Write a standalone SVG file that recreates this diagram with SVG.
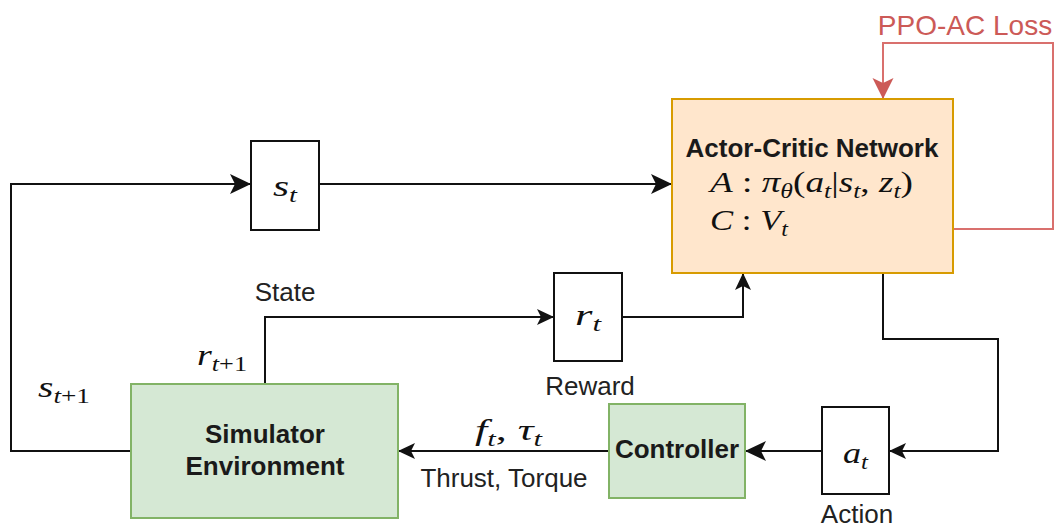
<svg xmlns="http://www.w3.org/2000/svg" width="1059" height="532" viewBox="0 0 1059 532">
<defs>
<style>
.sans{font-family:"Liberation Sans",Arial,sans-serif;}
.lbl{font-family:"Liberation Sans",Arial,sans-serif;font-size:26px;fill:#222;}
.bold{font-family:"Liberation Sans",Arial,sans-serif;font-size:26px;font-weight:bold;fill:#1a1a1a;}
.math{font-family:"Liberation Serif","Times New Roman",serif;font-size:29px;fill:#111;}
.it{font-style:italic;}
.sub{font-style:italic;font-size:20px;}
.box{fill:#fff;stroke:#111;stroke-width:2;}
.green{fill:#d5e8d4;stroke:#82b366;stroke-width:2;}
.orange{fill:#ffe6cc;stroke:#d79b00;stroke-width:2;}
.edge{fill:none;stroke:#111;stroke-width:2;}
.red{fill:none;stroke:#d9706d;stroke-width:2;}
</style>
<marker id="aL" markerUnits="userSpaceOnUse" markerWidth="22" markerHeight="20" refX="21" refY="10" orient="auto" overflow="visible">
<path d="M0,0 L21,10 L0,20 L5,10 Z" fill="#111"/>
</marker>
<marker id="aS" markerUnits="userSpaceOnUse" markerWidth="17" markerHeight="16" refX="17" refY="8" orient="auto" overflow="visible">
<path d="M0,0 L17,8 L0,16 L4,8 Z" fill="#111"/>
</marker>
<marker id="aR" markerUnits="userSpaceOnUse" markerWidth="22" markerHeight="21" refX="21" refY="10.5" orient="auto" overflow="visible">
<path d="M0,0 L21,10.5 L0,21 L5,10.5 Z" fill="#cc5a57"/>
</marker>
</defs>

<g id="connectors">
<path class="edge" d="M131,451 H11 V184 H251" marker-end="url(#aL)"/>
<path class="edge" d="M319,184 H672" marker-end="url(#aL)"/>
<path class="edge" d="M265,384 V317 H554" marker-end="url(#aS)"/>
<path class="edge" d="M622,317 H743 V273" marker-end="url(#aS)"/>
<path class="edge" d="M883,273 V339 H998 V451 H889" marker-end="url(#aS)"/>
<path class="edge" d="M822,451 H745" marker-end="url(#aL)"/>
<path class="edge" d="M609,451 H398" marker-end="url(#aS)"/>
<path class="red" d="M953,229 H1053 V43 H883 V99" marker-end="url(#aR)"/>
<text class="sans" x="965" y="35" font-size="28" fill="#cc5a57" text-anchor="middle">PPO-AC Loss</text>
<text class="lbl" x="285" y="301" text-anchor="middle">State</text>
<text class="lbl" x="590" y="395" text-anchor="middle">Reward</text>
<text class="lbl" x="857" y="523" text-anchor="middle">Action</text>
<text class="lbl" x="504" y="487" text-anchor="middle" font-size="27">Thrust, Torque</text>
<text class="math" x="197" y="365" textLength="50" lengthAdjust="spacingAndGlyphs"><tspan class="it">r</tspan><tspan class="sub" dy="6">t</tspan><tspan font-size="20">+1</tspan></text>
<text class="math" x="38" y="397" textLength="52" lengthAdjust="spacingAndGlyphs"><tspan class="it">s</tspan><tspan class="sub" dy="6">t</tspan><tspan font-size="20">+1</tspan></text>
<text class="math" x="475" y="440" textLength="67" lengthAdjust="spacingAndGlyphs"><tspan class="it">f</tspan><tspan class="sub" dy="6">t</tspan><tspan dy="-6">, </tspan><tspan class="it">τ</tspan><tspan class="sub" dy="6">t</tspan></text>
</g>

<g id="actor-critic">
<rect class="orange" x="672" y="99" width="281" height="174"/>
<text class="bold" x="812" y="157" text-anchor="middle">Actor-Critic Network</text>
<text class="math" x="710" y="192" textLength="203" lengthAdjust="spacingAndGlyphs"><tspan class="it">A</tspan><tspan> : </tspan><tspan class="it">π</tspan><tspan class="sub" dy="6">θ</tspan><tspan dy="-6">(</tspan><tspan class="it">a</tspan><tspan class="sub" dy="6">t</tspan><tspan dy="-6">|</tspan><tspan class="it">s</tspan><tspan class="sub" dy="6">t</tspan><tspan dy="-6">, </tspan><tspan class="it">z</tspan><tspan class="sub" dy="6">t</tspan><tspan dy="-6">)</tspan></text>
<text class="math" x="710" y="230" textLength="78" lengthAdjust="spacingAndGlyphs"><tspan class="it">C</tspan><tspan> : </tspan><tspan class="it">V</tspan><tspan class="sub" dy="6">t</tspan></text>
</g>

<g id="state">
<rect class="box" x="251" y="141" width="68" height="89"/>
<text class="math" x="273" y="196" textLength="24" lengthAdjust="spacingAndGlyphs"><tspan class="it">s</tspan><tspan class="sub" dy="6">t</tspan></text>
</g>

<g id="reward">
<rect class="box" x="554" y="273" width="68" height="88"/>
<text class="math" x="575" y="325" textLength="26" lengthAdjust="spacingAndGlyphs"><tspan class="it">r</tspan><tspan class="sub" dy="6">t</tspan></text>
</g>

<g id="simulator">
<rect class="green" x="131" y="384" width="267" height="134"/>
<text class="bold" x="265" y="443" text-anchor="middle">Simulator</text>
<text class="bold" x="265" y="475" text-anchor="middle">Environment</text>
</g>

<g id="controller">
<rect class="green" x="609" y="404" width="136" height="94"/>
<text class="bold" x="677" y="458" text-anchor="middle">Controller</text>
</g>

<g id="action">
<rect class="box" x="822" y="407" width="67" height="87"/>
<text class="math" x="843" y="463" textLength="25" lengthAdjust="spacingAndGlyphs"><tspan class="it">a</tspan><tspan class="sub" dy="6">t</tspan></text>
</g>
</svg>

········

Make an exact reproduction of the listing above, without any pictures.

### Task output
Write a standalone SVG file that recreates this diagram with SVG.
<svg xmlns="http://www.w3.org/2000/svg" width="1059" height="532" viewBox="0 0 1059 532">
<defs>
<style>
.sans{font-family:"Liberation Sans",Arial,sans-serif;}
.lbl{font-family:"Liberation Sans",Arial,sans-serif;font-size:26px;fill:#222;}
.bold{font-family:"Liberation Sans",Arial,sans-serif;font-size:26px;font-weight:bold;fill:#1a1a1a;}
.math{font-family:"Liberation Serif","Times New Roman",serif;font-size:29px;fill:#111;}
.it{font-style:italic;}
.sub{font-style:italic;font-size:20px;}
.box{fill:#fff;stroke:#111;stroke-width:2;}
.green{fill:#d5e8d4;stroke:#82b366;stroke-width:2;}
.orange{fill:#ffe6cc;stroke:#d79b00;stroke-width:2;}
.edge{fill:none;stroke:#111;stroke-width:2;}
.red{fill:none;stroke:#d9706d;stroke-width:2;}
</style>
<marker id="aL" markerUnits="userSpaceOnUse" markerWidth="22" markerHeight="20" refX="21" refY="10" orient="auto" overflow="visible">
<path d="M0,0 L21,10 L0,20 L5,10 Z" fill="#111"/>
</marker>
<marker id="aS" markerUnits="userSpaceOnUse" markerWidth="17" markerHeight="16" refX="17" refY="8" orient="auto" overflow="visible">
<path d="M0,0 L17,8 L0,16 L4,8 Z" fill="#111"/>
</marker>
<marker id="aR" markerUnits="userSpaceOnUse" markerWidth="22" markerHeight="21" refX="21" refY="10.5" orient="auto" overflow="visible">
<path d="M0,0 L21,10.5 L0,21 L5,10.5 Z" fill="#cc5a57"/>
</marker>
</defs>

<g id="connectors">
<path class="edge" d="M131,451 H11 V184 H251" marker-end="url(#aL)"/>
<path class="edge" d="M319,184 H672" marker-end="url(#aL)"/>
<path class="edge" d="M265,384 V317 H554" marker-end="url(#aS)"/>
<path class="edge" d="M622,317 H743 V273" marker-end="url(#aS)"/>
<path class="edge" d="M883,273 V339 H998 V451 H889" marker-end="url(#aS)"/>
<path class="edge" d="M822,451 H745" marker-end="url(#aL)"/>
<path class="edge" d="M609,451 H398" marker-end="url(#aS)"/>
<path class="red" d="M953,229 H1053 V43 H883 V99" marker-end="url(#aR)"/>
<text class="sans" x="965" y="35" font-size="28" fill="#cc5a57" text-anchor="middle">PPO-AC Loss</text>
<text class="lbl" x="285" y="301" text-anchor="middle">State</text>
<text class="lbl" x="590" y="395" text-anchor="middle">Reward</text>
<text class="lbl" x="857" y="523" text-anchor="middle">Action</text>
<text class="lbl" x="504" y="487" text-anchor="middle" font-size="27">Thrust, Torque</text>
<text class="math" x="197" y="365" textLength="50" lengthAdjust="spacingAndGlyphs"><tspan class="it">r</tspan><tspan class="sub" dy="6">t</tspan><tspan font-size="20">+1</tspan></text>
<text class="math" x="38" y="397" textLength="52" lengthAdjust="spacingAndGlyphs"><tspan class="it">s</tspan><tspan class="sub" dy="6">t</tspan><tspan font-size="20">+1</tspan></text>
<text class="math" x="475" y="440" textLength="67" lengthAdjust="spacingAndGlyphs"><tspan class="it">f</tspan><tspan class="sub" dy="6">t</tspan><tspan dy="-6">, </tspan><tspan class="it">τ</tspan><tspan class="sub" dy="6">t</tspan></text>
</g>

<g id="actor-critic">
<rect class="orange" x="672" y="99" width="281" height="174"/>
<text class="bold" x="812" y="157" text-anchor="middle">Actor-Critic Network</text>
<text class="math" x="710" y="192" textLength="203" lengthAdjust="spacingAndGlyphs"><tspan class="it">A</tspan><tspan> : </tspan><tspan class="it">π</tspan><tspan class="sub" dy="6">θ</tspan><tspan dy="-6">(</tspan><tspan class="it">a</tspan><tspan class="sub" dy="6">t</tspan><tspan dy="-6">|</tspan><tspan class="it">s</tspan><tspan class="sub" dy="6">t</tspan><tspan dy="-6">, </tspan><tspan class="it">z</tspan><tspan class="sub" dy="6">t</tspan><tspan dy="-6">)</tspan></text>
<text class="math" x="710" y="230" textLength="78" lengthAdjust="spacingAndGlyphs"><tspan class="it">C</tspan><tspan> : </tspan><tspan class="it">V</tspan><tspan class="sub" dy="6">t</tspan></text>
</g>

<g id="state">
<rect class="box" x="251" y="141" width="68" height="89"/>
<text class="math" x="273" y="196" textLength="24" lengthAdjust="spacingAndGlyphs"><tspan class="it">s</tspan><tspan class="sub" dy="6">t</tspan></text>
</g>

<g id="reward">
<rect class="box" x="554" y="273" width="68" height="88"/>
<text class="math" x="575" y="325" textLength="26" lengthAdjust="spacingAndGlyphs"><tspan class="it">r</tspan><tspan class="sub" dy="6">t</tspan></text>
</g>

<g id="simulator">
<rect class="green" x="131" y="384" width="267" height="134"/>
<text class="bold" x="265" y="443" text-anchor="middle">Simulator</text>
<text class="bold" x="265" y="475" text-anchor="middle">Environment</text>
</g>

<g id="controller">
<rect class="green" x="609" y="404" width="136" height="94"/>
<text class="bold" x="677" y="458" text-anchor="middle">Controller</text>
</g>

<g id="action">
<rect class="box" x="822" y="407" width="67" height="87"/>
<text class="math" x="843" y="463" textLength="25" lengthAdjust="spacingAndGlyphs"><tspan class="it">a</tspan><tspan class="sub" dy="6">t</tspan></text>
</g>
</svg>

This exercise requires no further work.